● Set task:
Set down the listing below verbatim, but only from its first line through the line containing "0.986, 1.01, 1.032, 1.038, 1.016]".

● Recorded information:
__________________________________________________

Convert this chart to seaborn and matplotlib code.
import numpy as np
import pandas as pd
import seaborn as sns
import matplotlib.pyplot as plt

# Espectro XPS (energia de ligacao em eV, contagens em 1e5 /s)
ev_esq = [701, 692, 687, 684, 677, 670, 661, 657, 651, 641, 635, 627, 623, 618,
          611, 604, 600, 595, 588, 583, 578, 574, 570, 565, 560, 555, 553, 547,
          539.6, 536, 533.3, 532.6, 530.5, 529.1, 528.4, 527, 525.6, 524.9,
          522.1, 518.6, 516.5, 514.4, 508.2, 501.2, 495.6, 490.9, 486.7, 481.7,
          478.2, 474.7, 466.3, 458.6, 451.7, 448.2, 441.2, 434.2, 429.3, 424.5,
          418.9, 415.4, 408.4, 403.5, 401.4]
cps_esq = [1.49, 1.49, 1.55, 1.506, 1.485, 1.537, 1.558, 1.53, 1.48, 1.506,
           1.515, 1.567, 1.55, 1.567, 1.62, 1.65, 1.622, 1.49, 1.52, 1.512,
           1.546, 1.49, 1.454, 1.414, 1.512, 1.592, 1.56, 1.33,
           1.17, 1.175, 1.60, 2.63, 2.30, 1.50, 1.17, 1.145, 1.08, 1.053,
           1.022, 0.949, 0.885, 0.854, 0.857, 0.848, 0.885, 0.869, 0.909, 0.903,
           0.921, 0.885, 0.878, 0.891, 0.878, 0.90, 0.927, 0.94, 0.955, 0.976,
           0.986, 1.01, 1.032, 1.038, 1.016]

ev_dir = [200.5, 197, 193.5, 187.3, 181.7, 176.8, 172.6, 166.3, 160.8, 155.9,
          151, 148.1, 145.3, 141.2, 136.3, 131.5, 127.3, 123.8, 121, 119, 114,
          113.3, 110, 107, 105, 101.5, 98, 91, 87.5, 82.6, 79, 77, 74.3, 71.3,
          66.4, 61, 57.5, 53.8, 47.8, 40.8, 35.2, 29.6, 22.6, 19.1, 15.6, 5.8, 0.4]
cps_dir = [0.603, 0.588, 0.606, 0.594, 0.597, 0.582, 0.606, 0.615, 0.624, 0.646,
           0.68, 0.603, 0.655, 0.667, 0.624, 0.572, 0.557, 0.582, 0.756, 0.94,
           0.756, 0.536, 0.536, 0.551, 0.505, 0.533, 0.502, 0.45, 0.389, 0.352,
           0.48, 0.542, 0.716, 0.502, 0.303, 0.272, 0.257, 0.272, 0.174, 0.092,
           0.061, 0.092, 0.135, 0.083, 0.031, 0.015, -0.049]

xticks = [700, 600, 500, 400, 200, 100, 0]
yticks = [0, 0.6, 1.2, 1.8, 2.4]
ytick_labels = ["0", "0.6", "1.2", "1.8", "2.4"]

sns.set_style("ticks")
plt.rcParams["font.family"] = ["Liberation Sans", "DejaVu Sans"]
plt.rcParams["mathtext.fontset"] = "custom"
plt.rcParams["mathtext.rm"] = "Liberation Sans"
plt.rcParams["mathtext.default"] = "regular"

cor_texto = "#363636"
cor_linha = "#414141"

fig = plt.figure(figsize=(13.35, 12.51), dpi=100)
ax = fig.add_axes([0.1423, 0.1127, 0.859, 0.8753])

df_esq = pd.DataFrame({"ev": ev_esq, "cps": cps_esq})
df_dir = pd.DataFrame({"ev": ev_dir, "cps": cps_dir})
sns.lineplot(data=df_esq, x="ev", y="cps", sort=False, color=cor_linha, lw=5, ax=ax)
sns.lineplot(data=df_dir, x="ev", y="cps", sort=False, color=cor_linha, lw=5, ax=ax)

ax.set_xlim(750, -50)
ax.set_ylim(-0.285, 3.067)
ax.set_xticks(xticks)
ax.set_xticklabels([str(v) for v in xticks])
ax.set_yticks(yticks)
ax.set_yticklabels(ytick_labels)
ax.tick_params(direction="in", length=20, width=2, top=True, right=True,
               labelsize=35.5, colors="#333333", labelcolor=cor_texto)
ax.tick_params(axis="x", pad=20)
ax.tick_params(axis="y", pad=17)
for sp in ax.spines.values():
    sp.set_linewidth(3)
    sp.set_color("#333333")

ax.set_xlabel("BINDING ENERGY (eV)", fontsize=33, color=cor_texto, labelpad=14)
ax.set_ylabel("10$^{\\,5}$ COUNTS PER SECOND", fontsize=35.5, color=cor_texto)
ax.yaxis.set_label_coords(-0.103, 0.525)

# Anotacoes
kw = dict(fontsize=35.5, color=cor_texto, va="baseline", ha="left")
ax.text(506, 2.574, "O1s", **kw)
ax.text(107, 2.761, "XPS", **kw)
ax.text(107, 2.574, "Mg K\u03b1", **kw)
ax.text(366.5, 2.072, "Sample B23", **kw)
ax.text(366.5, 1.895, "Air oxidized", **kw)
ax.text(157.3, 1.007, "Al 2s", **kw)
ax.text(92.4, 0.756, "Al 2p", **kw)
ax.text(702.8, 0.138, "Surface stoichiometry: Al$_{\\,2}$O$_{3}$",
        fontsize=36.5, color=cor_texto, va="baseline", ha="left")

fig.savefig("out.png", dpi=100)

__________________________________________________

● Result for this exercise:
Convert this chart to seaborn and matplotlib code.
import numpy as np
import pandas as pd
import seaborn as sns
import matplotlib.pyplot as plt

# Espectro XPS (energia de ligacao em eV, contagens em 1e5 /s)
ev_esq = [701, 692, 687, 684, 677, 670, 661, 657, 651, 641, 635, 627, 623, 618,
          611, 604, 600, 595, 588, 583, 578, 574, 570, 565, 560, 555, 553, 547,
          539.6, 536, 533.3, 532.6, 530.5, 529.1, 528.4, 527, 525.6, 524.9,
          522.1, 518.6, 516.5, 514.4, 508.2, 501.2, 495.6, 490.9, 486.7, 481.7,
          478.2, 474.7, 466.3, 458.6, 451.7, 448.2, 441.2, 434.2, 429.3, 424.5,
          418.9, 415.4, 408.4, 403.5, 401.4]
cps_esq = [1.49, 1.49, 1.55, 1.506, 1.485, 1.537, 1.558, 1.53, 1.48, 1.506,
           1.515, 1.567, 1.55, 1.567, 1.62, 1.65, 1.622, 1.49, 1.52, 1.512,
           1.546, 1.49, 1.454, 1.414, 1.512, 1.592, 1.56, 1.33,
           1.17, 1.175, 1.60, 2.63, 2.30, 1.50, 1.17, 1.145, 1.08, 1.053,
           1.022, 0.949, 0.885, 0.854, 0.857, 0.848, 0.885, 0.869, 0.909, 0.903,
           0.921, 0.885, 0.878, 0.891, 0.878, 0.90, 0.927, 0.94, 0.955, 0.976,
           0.986, 1.01, 1.032, 1.038, 1.016]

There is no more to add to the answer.